In March, Harper’s team used an infrared instrument aboard SOFIA to study the light coming from Betelgeuse. The researchers measured the speed of gas flowing off the star’s surface, and calculated what temperature that corresponded to. Whereas the 1998 radio study found material flowing away at temperatures of 1,500–3,500 kelvin, the new SOFIA data found it to be as cool as 540 kelvin.
The cold infrared temperature causes problems for theorists trying to explain what is happening in the upper layers of Betelgeuse's atmosphere, Harper says. It not only seems to rule out magnetic fields as the reason for the shedding, it also challenges other possibilities such as radiation pressure from the star’s light, or some type of internal shock wave that drives stellar pulsations2. “We don’t know how the star evolved and we don’t know what it will consequently look like,” Harper says.

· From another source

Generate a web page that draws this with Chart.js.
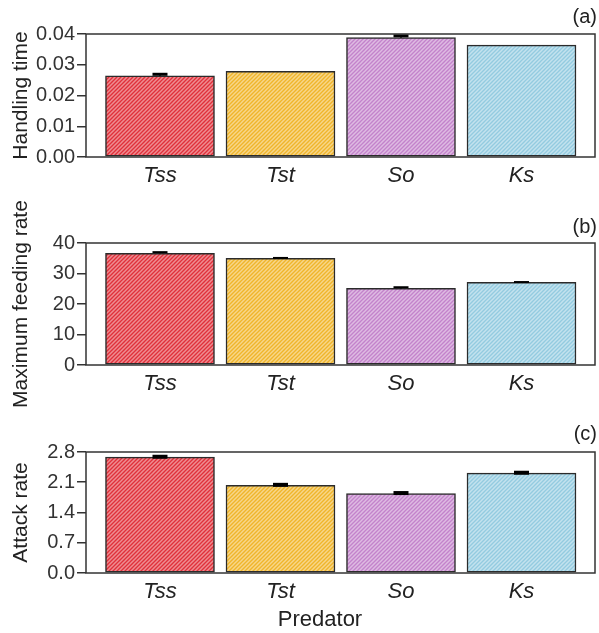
<!DOCTYPE html>
<html lang="en">
<head>
<meta charset="UTF-8">
<title>Predator functional response</title>
<script src="https://cdn.jsdelivr.net/npm/chart.js"></script>
<style>
  body { margin: 0; background: #fff; }
  canvas { display: block; }
</style>
</head>
<body>
<canvas id="chartA" width="599" height="200"></canvas>
<canvas id="chartB" width="599" height="210"></canvas>
<canvas id="chartC" width="599" height="223"></canvas>
<script>
const predators = ['Tss', 'Tst', 'So', 'Ks'];
const barColors = ['#e0303a', '#f0b52a', '#c383cb', '#93cbe0'];

const handlingTime = [0.0264, 0.0279, 0.0388, 0.0364];
const handlingTimeSE = [0.0005, 0, 0.0006, 0];
const handlingTimeTicks = [0, 0.01, 0.02, 0.03, 0.04];

const maxFeeding = [36.6, 35.0, 25.1, 27.1];
const maxFeedingSE = [0.4, 0.1, 0.4, 0.1];
const maxFeedingTicks = [0, 10, 20, 30, 40];

const attackRate = [2.68, 2.03, 1.84, 2.31];
const attackRateSE = [0.01, 0.01, 0.01, 0.01];
const attackRateTicks = [0, 0.7, 1.4, 2.1, 2.8];

const FONT = '"Liberation Sans", Arial, sans-serif';

// diagonal light hatch over the fill colour
function hatch(ctx, color) {
  const c = document.createElement('canvas');
  c.width = 4; c.height = 4;
  const g = c.getContext('2d');
  g.fillStyle = color;
  g.fillRect(0, 0, 4, 4);
  g.strokeStyle = 'rgba(255,255,255,0.45)';
  g.lineWidth = 1.5;
  g.beginPath();
  g.moveTo(-1, 5); g.lineTo(5, -1);
  g.moveTo(-1, 1); g.lineTo(1, -1);
  g.moveTo(3, 5); g.lineTo(5, 3);
  g.stroke();
  return ctx.createPattern(c, 'repeat');
}

// error bars, panel box, panel letter, x title
const panelDeco = {
  id: 'panelDeco',
  afterDatasetsDraw(chart, args, opts) {
    const ctx = chart.ctx, a = chart.chartArea;
    const xs = chart.scales.x, ys = chart.scales.y;
    ctx.save();
    ctx.strokeStyle = '#000';
    chart.data.datasets[0].data.forEach((d, i) => {
      const se = opts.se[i];
      if (!se) return;
      const px = xs.getPixelForValue(d.x);
      const top = ys.getPixelForValue(d.y + se);
      ctx.lineWidth = 1.5;
      ctx.beginPath();
      ctx.moveTo(px, ys.getPixelForValue(d.y));
      ctx.lineTo(px, top);
      ctx.stroke();
      ctx.lineWidth = opts.capWidth;
      ctx.beginPath();
      ctx.moveTo(px - 7.5, top);
      ctx.lineTo(px + 7.5, top);
      ctx.stroke();
    });
    ctx.strokeStyle = '#333';
    ctx.lineWidth = 1.5;
    ctx.strokeRect(a.left, a.top, a.right - a.left, a.bottom - a.top);

    ctx.fillStyle = '#222';
    ctx.textBaseline = 'middle';
    ctx.textAlign = 'right';
    ctx.font = '20px ' + FONT;
    ctx.fillText(opts.label, 597, opts.labelY);
    if (opts.xTitle) {
      ctx.textAlign = 'center';
      ctx.font = '22px ' + FONT;
      ctx.fillText(opts.xTitle, 320, opts.xTitleY);
    }
    ctx.restore();
  }
};

function makePanel(id, values, se, ticks, digits, yTitle, cfg) {
  const canvas = document.getElementById(id);
  const ctx = canvas.getContext('2d');
  return new Chart(ctx, {
    type: 'bar',
    data: {
      datasets: [{
        data: values.map((v, i) => ({ x: i, y: v })),
        backgroundColor: barColors.map(c => hatch(ctx, c)),
        borderColor: '#2b2b2b',
        borderWidth: 1.5,
        borderSkipped: false,
        barThickness: 109
      }]
    },
    options: {
      responsive: false,
      animation: false,
      layout: { padding: { top: cfg.top, right: 4, left: 0, bottom: 0 } },
      plugins: {
        legend: { display: false },
        tooltip: { enabled: false },
        panelDeco: {
          se: se, capWidth: cfg.cap, label: cfg.label, labelY: cfg.labelY,
          xTitle: cfg.xTitle, xTitleY: cfg.xTitleY
        }
      },
      scales: {
        x: {
          type: 'linear',
          offset: false,
          min: -0.614,
          max: 3.61,
          grid: { display: false, drawTicks: false },
          border: { display: false },
          afterBuildTicks: s => { s.ticks = predators.map((p, i) => ({ value: i })); },
          afterFit: s => { s.height = cfg.xHeight; },
          ticks: {
            autoSkip: false,
            maxRotation: 0,
            padding: 6,
            color: '#222',
            font: { family: FONT, size: 22, style: 'italic' },
            callback: v => predators[v]
          }
        },
        y: {
          min: ticks[0],
          max: ticks[ticks.length - 1],
          grid: { drawOnChartArea: false, drawTicks: true, tickLength: 9, color: '#333', lineWidth: 1.5 },
          border: { display: false },
          afterBuildTicks: s => { s.ticks = ticks.map(v => ({ value: v })); },
          afterFit: s => { s.width = 86; },
          ticks: {
            padding: 2,
            color: '#333',
            font: { family: FONT, size: 20 },
            callback: v => Number(v).toFixed(digits)
          },
          title: {
            display: true,
            text: yTitle,
            color: '#222',
            padding: { top: 9, bottom: 0 },
            font: { family: FONT, size: 21 }
          }
        }
      }
    },
    plugins: [panelDeco]
  });
}

makePanel('chartA', handlingTime, handlingTimeSE, handlingTimeTicks, 2, 'Handling time',
  { top: 34, xHeight: 43, cap: 3, label: '(a)', labelY: 17.5 });
makePanel('chartB', maxFeeding, maxFeedingSE, maxFeedingTicks, 0, 'Maximum feeding rate',
  { top: 43, xHeight: 45, cap: 2, label: '(b)', labelY: 27 });
makePanel('chartC', attackRate, attackRateSE, attackRateTicks, 1, 'Attack rate',
  { top: 42, xHeight: 60, cap: 4, label: '(c)', labelY: 24, xTitle: 'Predator', xTitleY: 210 });
</script>
</body>
</html>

Other research presented at the meeting underscores how unstable Betelgeuse is. More than four decades of observations from small telescopes on the ground show that its light fluctuates in cycles that range from just over a year to many years, reported a team led by astronomer Ed Guinan at Villanova University in Pennsylvania.
At roughly 184 parsecs (600 light years) away, Betelgeuse is one of the closest red giants. When it explodes, perhaps several million years from now, it may shine as brightly as the full Moon. Not understanding the physics of this mysterious star, Harper says, means that researchers will struggle to understand the other red giants in the Universe.